I'm getting stuck =/

Problem:

$y = x-1/x-2$
$P(3,2)$

I'm using:

$Lim f(x) - f(a) / x - a$

am I setting it up correctly?

$Lim (x-1/x-2) - 2 / (x - 3)$

2. Originally Posted by l flipboi l
Hello,

I'm getting stuck =/

Problem:

$y = x-1/x-2$
$P(3,2)$

I'm using:

$Lim f(x) - f(a) / x - a$

am I setting it up correctly?

$Lim (x-1/x-2) - 2 / (x - 3)$
Looks OK. You just need to finish. (and lern how to associate properly)

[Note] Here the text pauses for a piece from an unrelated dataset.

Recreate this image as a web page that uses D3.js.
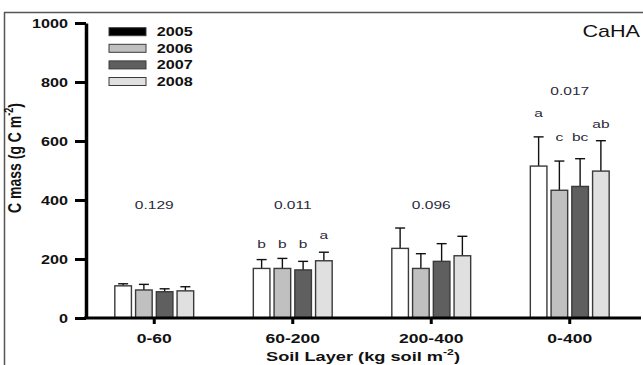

3. That's where I need help, i'm getting stuck...

so far I have..

(x-1)(2x-4)/(x-2)/(x-3)

4. Originally Posted by l flipboi l
That's where I need help, i'm getting stuck...

so far I have..

(x-1)(2x-4)/(x-2)/(x-3)
In this case, it is more practical to use the quotient rule than thae alternate form of the derivative.

$f(x)=\frac{x-1}{x-2}$

So,

$f'(x)=\frac{(x-2)-(x-1)}{(x-2)^2}$

$=-\frac{1}{(x-2)^2}$

Then $m_{tan}=f'(3)=-1$.

This implies that the equation to the tangent line is

$y-2=-(x-3)$ or

$y=-x+5$

5. thanks for the help!

6. I was wondering...can you show me how to do it using this formula Lim f(x) - f(a) / x - a

7. First, either use LaTex or use parentheses!
f(x)= (x-1)/(x-2), f(3)= 2 so you have
[(x-1)/(x-2)- 2]/(x- 3)
$\frac{\frac{x-1}{x-2}- 2}{x-3}$

For the numerator, we have f(x)- f(3)= (x-1)/(x-2)- 2(x-2)/(x-2)= (x-1- (2x-4))/(x-2)= (-x+3)/(x-2) so the entire difference quotient is
(f(x)-f(3))/(x- 3)= (-x+3)/((x-2)(x-3))= -1/(x-2) because -x+3= -(x-3) and, for x not equal to 3, the x-3 terms cancel

In Latex, $f(x)- f(3)= \frac{x-1}{x-2}- \frac{2x-4}{x-2}$ $= \frac{-x+3}{x-2}= -\frac{x-3}{x-2}$ and
$\frac{f(x)- f(3)}{x- 3}= -\frac{x-3}{(x-2)(x-3)}= -\frac{1}{x-2}$ for x not equal to 3.

Now take the limit of $-\frac{1}{x-2}$ as x goes to 3.

8. cool thanks!